If you’re not in the mood for turtle soup and hours old fried oysters this Independence Day, there is one thing you could find both at an 18th century celebration and at your backyard barbecue – ice cream. The founding fathers loved it just as much as we do. Baskin Robbins and Cold Stone Creamery are part of a centuries long tradition of ice cream parlors. On a hot summer day in July, a scoop or two would’ve been the perfect post-parade treat.
Take a look at this late 18th century recipe from The New Art of Cookery, According to the Present Practice, by Richard Briggs.
Ice Creams. Take a dozen ripe apricots, pare them very thin and stone them, scald and put them into a mortar, and beat them fine; put to them six ounces of double refined sugar, a pint of scalding cream, and rub it through a sieve with the back of a spoon; then put it into a tine with a close cover, and set it in a tub of ice broken small, with four handsful of salt mixt among the ice; when you see your cream get thick round the edges of your tin, stir it well, and put it in again till it becomes quite thick; when the cream is all froze up, take it out of the tin, and put it into the mould you intend to turn it out of: mind that you put a piece of paper on each end, between the lids and the ice cream, put on the top lid, and have another tub of ice ready, as before, put the mould in the middle, with the ice under and over it; let it stand four hours, and do not turn it out before you want it; then dip the mould into cold spring water, take off the lids and paper, and turn it into a plate. You may do any sort of fruit the same way.
If those directions are a little daunting, here’s a nicely modernized version with a lot less sieve squeezing. Best of all, if you have apricots (or any other stone fruit) in your fridge, this ice cream makes an easy last minute addition to your Fourth of July shindig. It’s also a great talking point for chatting people up. Why, yes, I wanted to celebrate Independence Day the same way our founding fathers did, with beer and ice cream.
Founding Fathers Apricot Ice Cream
12 fresh apricots
2 cups heavy cream
1 cup white sugar
1 lemon
Peel, stone, and slice the apricots.
Put the apricots, sugar, and the juice of one lemon in a saucepan. Bring it to a simmer and put a lid on the pan. Let the apricots cook for about 10 minutes so they’ll get nice and tender.
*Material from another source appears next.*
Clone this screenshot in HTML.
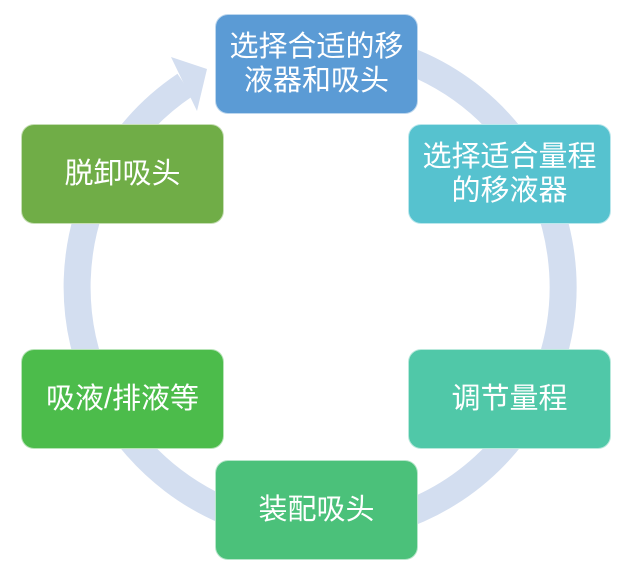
<!DOCTYPE html>
<html><head><meta charset="utf-8"><style>
body{margin:0;width:630px;height:576px;background:#fff;position:relative;overflow:hidden;font-family:"Liberation Sans","Noto Sans CJK SC",sans-serif}
.b{position:absolute;width:203px;height:100px;border-radius:13px;color:#fff;font-size:29px;line-height:34px;display:flex;align-items:center;justify-content:center;text-align:center;box-sizing:border-box;border:1px solid rgba(255,255,255,0.6)}
svg{position:absolute;left:0;top:0}
</style></head><body>
<svg width="630" height="576">
<path d="M185,85 A243,243 0 1 0 317,44" fill="none" stroke="#D3DEF0" stroke-width="27"/>
<polygon points="171,57 207,69 197,111" fill="#D3DEF0"/>
</svg>
<div class="b" style="left:215px;top:14px;background:#5B9BD5">选择合适的移<br>液器和吸头</div>
<div class="b" style="left:408px;top:124px;background:#56C2CF">选择适合量程<br>的移液器</div>
<div class="b" style="left:408px;top:349px;background:#50C8A8">调节量程</div>
<div class="b" style="left:215px;top:460px;background:#4BC17A">装配吸头</div>
<div class="b" style="left:21px;top:349px;background:#4CBC4B">吸液/排液等</div>
<div class="b" style="left:21px;top:124px;background:#70AD47">脱卸吸头</div>
</body></html>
Let the apricots cool for another 10 minutes. Pour the apricot mix and heavy cream into a food processor and let it whir away until you have a smooth puree. Modern technology makes this so much easier.
If you have an ice cream maker, pour in the mix and let the machine work its magic. If not, pour the mix into a plastic tub and put it in the freezer. In an hour, take it out and remix it, really putting in some elbow grease to churn it all up. Put it back in the freezer and let it sit for at least 3 hours to harden.
If you want to make your ice cream a little fluffier, attack it with a hand mixer on high for 4-5 minutes before putting it in the freezer for the first time. Let it sit for an hour, then double down with a hand blender to really get it all mixed up. Put it back in the freezer for another 3 hours to harden.
If you like a little texture in your ice cream, pick up 2 extra apricots. Peel and stone them, then cut them into chunks. Mix them into the ice cream after the puree comes out of the food processor.